_Task to complete_
Could you write out the opening lines of the data, word for word, stopping after the line that contains "const rotulosY = ['$"?

_Data block_
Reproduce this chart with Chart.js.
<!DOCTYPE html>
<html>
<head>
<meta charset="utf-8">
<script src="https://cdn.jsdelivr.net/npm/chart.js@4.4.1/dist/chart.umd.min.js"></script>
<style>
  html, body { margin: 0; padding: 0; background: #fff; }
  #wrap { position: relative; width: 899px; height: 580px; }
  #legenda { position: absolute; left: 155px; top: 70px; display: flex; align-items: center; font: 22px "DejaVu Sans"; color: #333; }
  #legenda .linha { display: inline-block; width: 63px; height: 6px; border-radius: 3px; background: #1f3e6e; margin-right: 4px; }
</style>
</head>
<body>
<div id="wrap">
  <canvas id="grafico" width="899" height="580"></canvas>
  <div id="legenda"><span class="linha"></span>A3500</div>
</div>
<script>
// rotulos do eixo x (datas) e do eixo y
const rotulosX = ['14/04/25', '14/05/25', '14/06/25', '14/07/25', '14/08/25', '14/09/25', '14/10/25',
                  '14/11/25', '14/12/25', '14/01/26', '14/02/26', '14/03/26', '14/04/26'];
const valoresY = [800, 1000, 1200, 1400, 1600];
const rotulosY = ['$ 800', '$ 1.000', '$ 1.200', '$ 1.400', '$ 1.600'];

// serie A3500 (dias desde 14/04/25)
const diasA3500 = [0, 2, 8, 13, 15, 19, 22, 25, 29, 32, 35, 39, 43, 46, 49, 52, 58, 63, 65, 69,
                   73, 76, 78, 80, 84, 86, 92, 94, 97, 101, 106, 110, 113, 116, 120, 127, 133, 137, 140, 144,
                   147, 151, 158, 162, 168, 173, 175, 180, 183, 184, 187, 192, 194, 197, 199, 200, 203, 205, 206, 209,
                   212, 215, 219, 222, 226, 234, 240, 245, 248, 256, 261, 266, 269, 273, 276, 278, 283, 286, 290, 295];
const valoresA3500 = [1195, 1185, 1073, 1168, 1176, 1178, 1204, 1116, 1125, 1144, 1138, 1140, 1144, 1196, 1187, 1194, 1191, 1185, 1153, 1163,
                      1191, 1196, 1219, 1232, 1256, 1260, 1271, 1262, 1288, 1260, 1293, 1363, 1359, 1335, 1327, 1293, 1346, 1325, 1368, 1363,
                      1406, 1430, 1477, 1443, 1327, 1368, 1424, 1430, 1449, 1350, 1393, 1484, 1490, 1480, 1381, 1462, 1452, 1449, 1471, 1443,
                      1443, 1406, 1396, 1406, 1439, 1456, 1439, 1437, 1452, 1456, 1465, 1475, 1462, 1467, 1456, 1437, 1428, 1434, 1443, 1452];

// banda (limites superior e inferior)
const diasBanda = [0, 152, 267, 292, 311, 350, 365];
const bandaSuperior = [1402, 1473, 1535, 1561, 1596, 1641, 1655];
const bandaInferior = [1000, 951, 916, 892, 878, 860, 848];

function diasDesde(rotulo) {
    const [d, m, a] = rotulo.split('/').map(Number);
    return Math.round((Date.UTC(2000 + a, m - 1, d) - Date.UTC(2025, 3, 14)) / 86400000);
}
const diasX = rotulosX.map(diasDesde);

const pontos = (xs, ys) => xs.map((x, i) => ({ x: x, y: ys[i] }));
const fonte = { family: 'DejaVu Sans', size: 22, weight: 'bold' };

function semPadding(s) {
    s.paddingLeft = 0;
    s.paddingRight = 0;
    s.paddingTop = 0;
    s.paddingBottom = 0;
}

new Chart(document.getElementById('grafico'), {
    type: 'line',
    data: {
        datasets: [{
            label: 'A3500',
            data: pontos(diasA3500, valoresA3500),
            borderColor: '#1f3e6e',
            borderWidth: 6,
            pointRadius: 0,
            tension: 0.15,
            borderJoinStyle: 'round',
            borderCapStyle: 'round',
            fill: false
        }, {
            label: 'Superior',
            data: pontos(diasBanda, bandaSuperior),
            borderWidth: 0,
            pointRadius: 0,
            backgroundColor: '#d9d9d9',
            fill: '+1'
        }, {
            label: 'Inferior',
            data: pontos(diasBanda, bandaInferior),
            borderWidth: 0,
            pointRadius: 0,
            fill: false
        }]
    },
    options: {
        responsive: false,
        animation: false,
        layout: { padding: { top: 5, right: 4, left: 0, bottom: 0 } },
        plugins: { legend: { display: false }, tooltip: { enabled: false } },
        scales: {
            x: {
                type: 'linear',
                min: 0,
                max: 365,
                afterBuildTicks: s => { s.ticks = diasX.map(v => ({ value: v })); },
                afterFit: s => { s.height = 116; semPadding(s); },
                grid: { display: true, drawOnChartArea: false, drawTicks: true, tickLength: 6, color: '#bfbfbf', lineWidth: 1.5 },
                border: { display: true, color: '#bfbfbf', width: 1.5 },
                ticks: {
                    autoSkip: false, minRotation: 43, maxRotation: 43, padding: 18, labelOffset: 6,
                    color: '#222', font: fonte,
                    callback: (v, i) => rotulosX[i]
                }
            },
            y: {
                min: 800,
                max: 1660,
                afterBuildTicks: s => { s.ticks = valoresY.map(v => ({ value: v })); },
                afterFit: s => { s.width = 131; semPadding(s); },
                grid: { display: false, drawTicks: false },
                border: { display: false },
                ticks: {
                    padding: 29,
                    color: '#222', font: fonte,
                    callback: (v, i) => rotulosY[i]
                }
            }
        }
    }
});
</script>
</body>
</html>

_Solution to the exercise_
Reproduce this chart with Chart.js.
<!DOCTYPE html>
<html>
<head>
<meta charset="utf-8">
<script src="https://cdn.jsdelivr.net/npm/chart.js@4.4.1/dist/chart.umd.min.js"></script>
<style>
  html, body { margin: 0; padding: 0; background: #fff; }
  #wrap { position: relative; width: 899px; height: 580px; }
  #legenda { position: absolute; left: 155px; top: 70px; display: flex; align-items: center; font: 22px "DejaVu Sans"; color: #333; }
  #legenda .linha { display: inline-block; width: 63px; height: 6px; border-radius: 3px; background: #1f3e6e; margin-right: 4px; }
</style>
</head>
<body>
<div id="wrap">
  <canvas id="grafico" width="899" height="580"></canvas>
  <div id="legenda"><span class="linha"></span>A3500</div>
</div>
<script>
// rotulos do eixo x (datas) e do eixo y
const rotulosX = ['14/04/25', '14/05/25', '14/06/25', '14/07/25', '14/08/25', '14/09/25', '14/10/25',
                  '14/11/25', '14/12/25', '14/01/26', '14/02/26', '14/03/26', '14/04/26'];
const valoresY = [800, 1000, 1200, 1400, 1600];
const rotulosY = ['$ 800', '$ 1.000', '$ 1.200', '$ 1.400', '$ 1.600'];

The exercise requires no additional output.